16) Jay also confirms that everyone (I've run into this before) is having problems with C33 in figure 4. The ARRL says that 'Decimal' values of capacitance are uF all others are pF. This means that 0.1 is 0.1 uF and 4.7 is 4.7 pF. Tricky -- eh? First time I looked at it I thought they meant 4.7 uF also, but not so the ARRL informed me. Thanks Jay I'm sure this will clear things up for others also. BTW - C33 is 4.7pF!

17) Jay is busy, he has also found that the silkscreen on C12 and C8 on the FAR receiver boards do not match the schematic in QST. C12 in the QST schematic is actually backwards from my schematic that I sent them. So the QST schematic is incorrect and the FAR PCB is correct. C8 must be as per the QST schematic for the linearity to be correct if the capacitor leaks at all. Thanks, Jay.

18) Q: When I click on the cursor menu all I get is a box with nothing in it (also no cursors). A: This is normal, you need to move one of the cursors before the box will fill with text or the cursor(s) will display. To move the red cursor press the left or right arrow keys. To move the green cursor press and hold the shift key while pressing the right or left arrow keys. After either cursor is moved the box should display the frequency and dB value for the red (R), green (G) cursors and the delta (D) reading between the two cursors.

19) Q: When I go to a sweep for the first time the Hz, kHz and MHz list box does not display properly next to the start and stop frequency input boxes. When I sweep a second time they (may) appear. I am running Win3.1. What is going on? A: I cannot recreate this problem on any of my computers. These types of screen writing problems are usually caused by the display driver in use by windows.
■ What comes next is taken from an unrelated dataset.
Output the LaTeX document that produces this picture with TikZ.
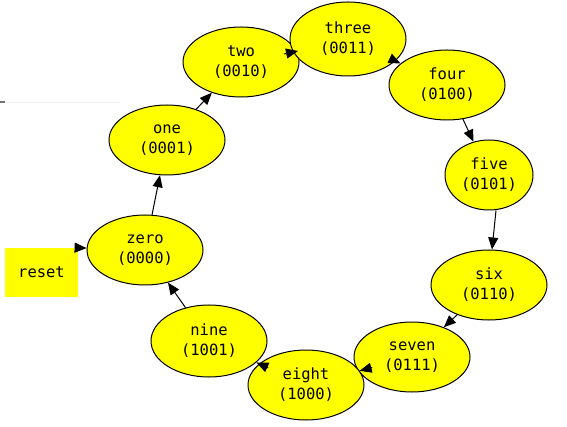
\documentclass[tikz,border=0pt]{standalone}
\usepackage{fontspec}
\newfontfamily\nodefont{DejaVu Sans Mono}
\usetikzlibrary{shapes.geometric,arrows.meta,calc}
\definecolor{stateyellow}{RGB}{255,255,0}
\tikzset{
  state/.style={ellipse,draw=black,line width=1pt,fill=stateyellow,
    minimum width=116pt,minimum height=70pt,inner sep=0pt,
    align=center,font=\nodefont\fontsize{15.5}{20}\selectfont},
  resetbox/.style={rectangle,fill=stateyellow,minimum width=73pt,minimum height=49pt,
    inner sep=0pt,font=\nodefont\fontsize{15.5}{20}\selectfont},
  arr/.style={-{Triangle[length=12pt,width=10pt]},line width=1pt,black}
}
\begin{document}
\begin{tikzpicture}[x=1pt,y=-1pt]
\useasboundingbox (0,0) rectangle (567,427);
% faint stray line at left edge
\draw[black!6,line width=0.8pt] (0,102) -- (120,102);
\draw[black!55,line width=1.5pt] (0,102) -- (5,102);

\node[state] (zero)  at (145,250) {zero\\(0000)};
\node[state] (one)   at (167,140) {one\\(0001)};
\node[state] (two)   at (241,62)  {two\\(0010)};
\node[state,minimum height=74pt] (three) at (348,39) {three\\(0011)};
\node[state] (four)  at (447,85)  {four\\(0100)};
\node[state,minimum width=88pt] (five) at (489,175) {five\\(0101)};
\node[state] (six)   at (489,285) {six\\(0110)};
\node[state] (seven) at (412,357) {seven\\(0111)};
\node[state] (eight) at (306,385) {eight\\(1000)};
\node[state,minimum height=72pt] (nine) at (209,341) {nine\\(1001)};
\node[resetbox] (reset) at (41.5,272.5) {reset};

\draw[arr] (reset.north east) -- (zero);
\draw[arr] (zero) -- (one);
\draw[arr] (one) -- (two);
\draw[arr] (three) -- (four);
\draw[arr] (four) -- (five);
\draw[arr] ([xshift=7pt]five.south) -- ([xshift=3pt]six.north);
\draw[arr] (six) -- (seven);
\draw[arr] (nine) -- (zero);

% overlapping neighbours: arrowheads only
\coordinate (t23) at (298,51);
\coordinate (s23) at (284,54);
\draw[arr] (s23) -- (t23);
\path (seven.center) -- (eight) coordinate[pos=1] (t78);
\coordinate (s78) at ($(t78)!13pt!(seven.center)$);
\draw[arr] (s78) -- (t78);
\path (eight.center) -- (nine) coordinate[pos=1] (t89);
\coordinate (s89) at ($(t89)!13pt!(eight.center)$);
\draw[arr] (s89) -- (t89);
\end{tikzpicture}
\end{document}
One thing I can suggest right now is to switch to Windows generic VGA driver in 640x480 mode, or I have a modified version of the program available that removes the offending controls and allows input of start and stop frequencies in kHz directly. If you have this problem and would like a copy, e-mail me and I will e-mail you a copy (I only need to send a 60k exe file).

20) Q: The control program does not seem to run on really old hardware (i.e. before 486DX2 platforms) A: If you run into this, edit the delay parameter in the analyzer.ini file (instructions are in the file). This adds a slight delay in the RS232 readback functions so that the hardware and software can catch up to each other. This can also happen if your UART type is not a high speed 16650 type (most brand name 486DX and above computers have this type of UART).

21) A free program called PartMiner is available from partminer.com. This nifty program will search a dozen US sites for parts that you may need. Try it, it's how I keep up to date on what is available where. Sorry they went bust!

22) The only 'generic' problem that has shown up several times now is that some people have tried to build the PNA by substituting Aluminim Electrolytic capacitors instead of the Tantalum ones called out for in the schematic. This is not a good idea, especially around the NE/SA604. The Tantalums were called out because of their leakage characteristics. If you use Aluminum Electrolytics instead the end result is really poor linearity and attenuation accuracy.